__Task instructions__
With all pictures omitted, return verbatim the lines from the beginning of the records below through the line containing "padding=9, fontsize=18.5, color=cor)".

__Entries supplied__
:::::
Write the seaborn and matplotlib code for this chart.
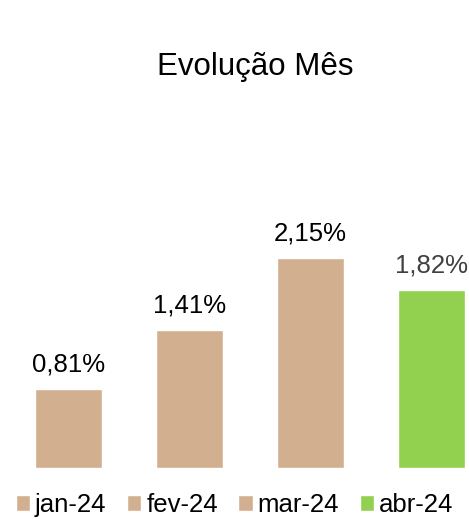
import pandas as pd
import matplotlib.pyplot as plt
import seaborn as sns

# dados
meses = ['jan-24', 'fev-24', 'mar-24', 'abr-24']
valores = [0.81, 1.41, 2.15, 1.82]
cores = ['#D2B08F', '#D2B08F', '#D2B08F', '#92D050']

df = pd.DataFrame({'mes': meses, 'valor': valores})

sns.set_theme(style='white')
plt.rcParams['font.family'] = ['Liberation Sans', 'DejaVu Sans']
plt.rcParams['text.color'] = 'black'

fig = plt.figure(figsize=(4.69, 5.19), dpi=100)
ax = fig.add_axes([0, 51 / 519, 1, 368 / 519])

sns.barplot(data=df, x='mes', y='valor', hue='mes', palette=dict(zip(meses, cores)),
            width=0.555, saturation=1, legend=True, ax=ax)

# escala: 121 px por categoria, primeira barra centrada em x=68.5
a = -68.5 / 121
ax.set_xlim(a, a + 469 / 121)
ax.set_ylim(0, 368 / 97.7)
ax.axis('off')

# rótulos com vírgula decimal
for i, cont in enumerate(ax.containers):
    lbl = [f'{v:.2f}'.replace('.', ',') + '%' for v in cont.datavalues]
    cor = '#404040' if meses[i] == 'abr-24' else 'black'
    ax.bar_label(cont, labels=lbl, padding=9, fontsize=18.5, color=cor)

fig.text(255.5 / 469, 1 - 75 / 519, 'Evolução Mês', ha='center', va='baseline',
         fontsize=22.5, color='black')

sns.move_legend(ax, 'center', bbox_to_anchor=(0.5, 1 - 505 / 519), bbox_transform=fig.transFigure,
                ncol=4, frameon=False, title=None, fontsize=18.5, labelcolor='black',
                handlelength=0.55, handleheight=0.55, handletextpad=0.2, columnspacing=0.8)

fig.savefig('out.png', dpi=100)
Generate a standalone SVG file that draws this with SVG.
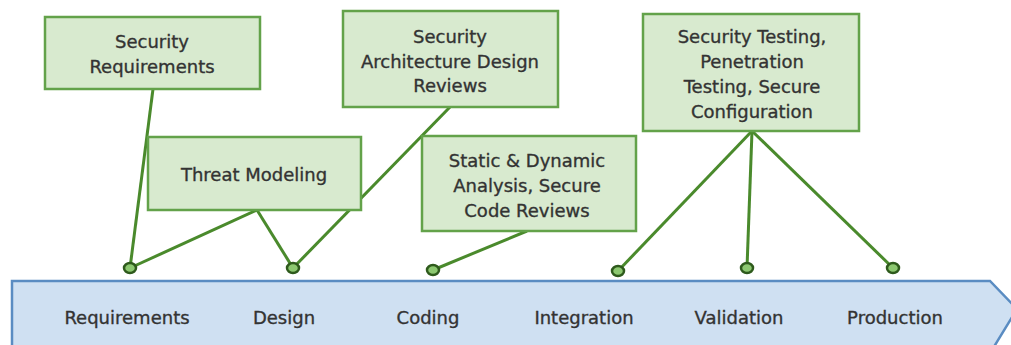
<svg xmlns="http://www.w3.org/2000/svg" width="1011" height="345" viewBox="0 0 1011 345">
<style>
.box{fill:#d8eacf;stroke:#63a24a;stroke-width:2.5}
.t{font-family:"DejaVu Sans",sans-serif;font-size:18px;fill:#333;stroke:#333;stroke-width:0.35;text-anchor:middle}
.conn line{stroke:#4a8a2c;stroke-width:3}
.dot{fill:#8cc870;stroke:#2e5a1c;stroke-width:2.5}
.band{fill:#cfe0f2;stroke:#5a8cc2;stroke-width:2.5}
</style>
<rect width="1011" height="345" fill="#fff"/>
<g id="band">
<path class="band" d="M12,281 L990,281 L1017,309 L992,350 L12,350 Z"/>
<text class="t" x="127" y="324">Requirements</text>
<text class="t" x="284" y="324">Design</text>
<text class="t" x="428" y="324">Coding</text>
<text class="t" x="584" y="324">Integration</text>
<text class="t" x="739" y="324">Validation</text>
<text class="t" x="895" y="324">Production</text>
</g>
<g id="connectors" class="conn">
<line x1="153" y1="89" x2="130" y2="268"/>
<line x1="257" y1="210" x2="130" y2="268"/>
<line x1="257" y1="210" x2="293" y2="268"/>
<line x1="450" y1="107" x2="293" y2="268"/>
<line x1="527" y1="231" x2="433" y2="270"/>
<line x1="752" y1="131" x2="618" y2="271"/>
<line x1="752" y1="131" x2="747" y2="268"/>
<line x1="752" y1="131" x2="893" y2="268"/>
</g>
<g id="dots">
<ellipse class="dot" cx="130" cy="268" rx="6" ry="5"/>
<ellipse class="dot" cx="293" cy="268" rx="6" ry="5"/>
<ellipse class="dot" cx="433" cy="270" rx="6" ry="5"/>
<ellipse class="dot" cx="618" cy="271" rx="6" ry="5"/>
<ellipse class="dot" cx="747" cy="268" rx="6" ry="5"/>
<ellipse class="dot" cx="893" cy="268" rx="6" ry="5"/>
</g>
<g id="security-requirements">
<rect class="box" x="45" y="17" width="215" height="72"/>
<text class="t" x="152" y="48">Security</text>
<text class="t" x="152" y="73">Requirements</text>
</g>
<g id="threat-modeling">
<rect class="box" x="148" y="137" width="213" height="73"/>
<text class="t" x="254" y="181">Threat Modeling</text>
</g>
<g id="security-architecture">
<rect class="box" x="343" y="11" width="215" height="96"/>
<text class="t" x="450" y="43">Security</text>
<text class="t" x="450" y="68">Architecture Design</text>
<text class="t" x="450" y="92">Reviews</text>
</g>
<g id="static-dynamic">
<rect class="box" x="422" y="136" width="214" height="95"/>
<text class="t" x="527" y="167">Static &amp; Dynamic</text>
<text class="t" x="527" y="192">Analysis, Secure</text>
<text class="t" x="527" y="217">Code Reviews</text>
</g>
<g id="security-testing">
<rect class="box" x="643" y="14" width="216" height="117"/>
<text class="t" x="752" y="43">Security Testing,</text>
<text class="t" x="752" y="68">Penetration</text>
<text class="t" x="752" y="93">Testing, Secure</text>
<text class="t" x="752" y="118">Configuration</text>
</g>
</svg>
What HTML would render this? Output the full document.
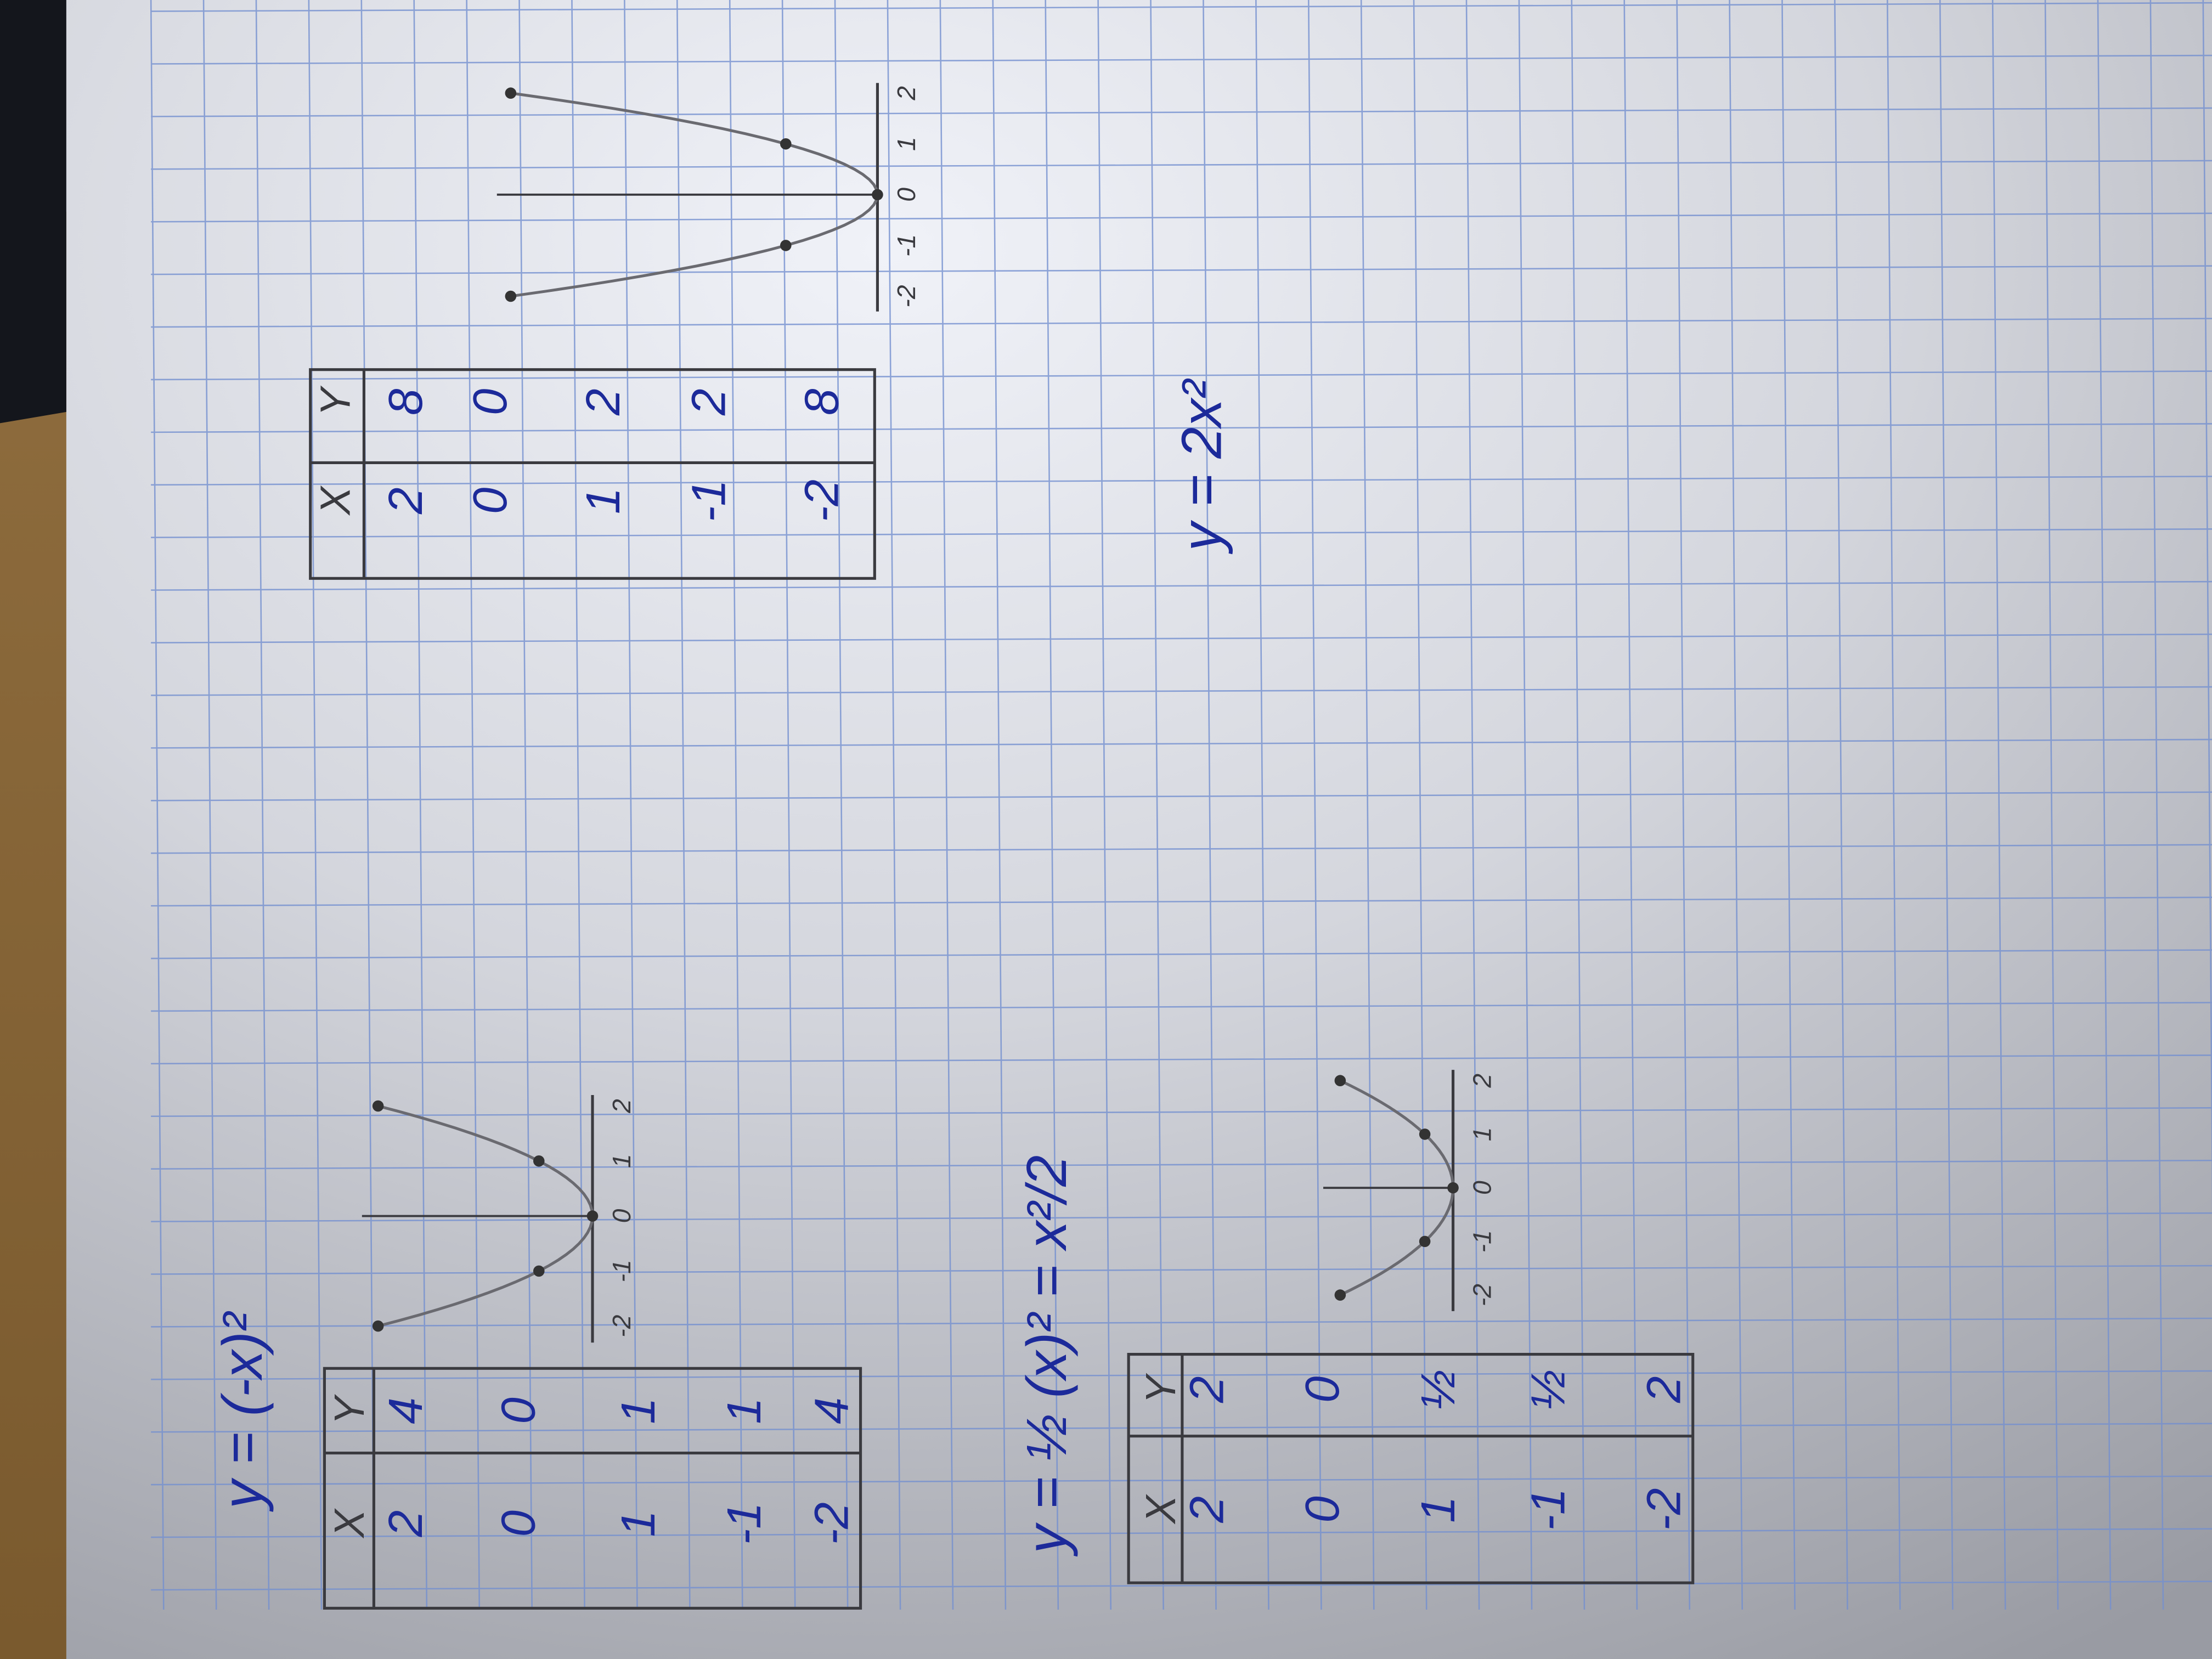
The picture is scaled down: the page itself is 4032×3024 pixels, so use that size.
:::::
__Solution for this problem__
Write the seaborn and matplotlib code for this chart.
import pandas as pd
import matplotlib.pyplot as plt
import seaborn as sns

# dados
meses = ['jan-24', 'fev-24', 'mar-24', 'abr-24']
valores = [0.81, 1.41, 2.15, 1.82]
cores = ['#D2B08F', '#D2B08F', '#D2B08F', '#92D050']

df = pd.DataFrame({'mes': meses, 'valor': valores})

sns.set_theme(style='white')
plt.rcParams['font.family'] = ['Liberation Sans', 'DejaVu Sans']
plt.rcParams['text.color'] = 'black'

fig = plt.figure(figsize=(4.69, 5.19), dpi=100)
ax = fig.add_axes([0, 51 / 519, 1, 368 / 519])

sns.barplot(data=df, x='mes', y='valor', hue='mes', palette=dict(zip(meses, cores)),
            width=0.555, saturation=1, legend=True, ax=ax)

# escala: 121 px por categoria, primeira barra centrada em x=68.5
a = -68.5 / 121
ax.set_xlim(a, a + 469 / 121)
ax.set_ylim(0, 368 / 97.7)
ax.axis('off')

# rótulos com vírgula decimal
for i, cont in enumerate(ax.containers):
    lbl = [f'{v:.2f}'.replace('.', ',') + '%' for v in cont.datavalues]
    cor = '#404040' if meses[i] == 'abr-24' else 'black'
    ax.bar_label(cont, labels=lbl, padding=9, fontsize=18.5, color=cor)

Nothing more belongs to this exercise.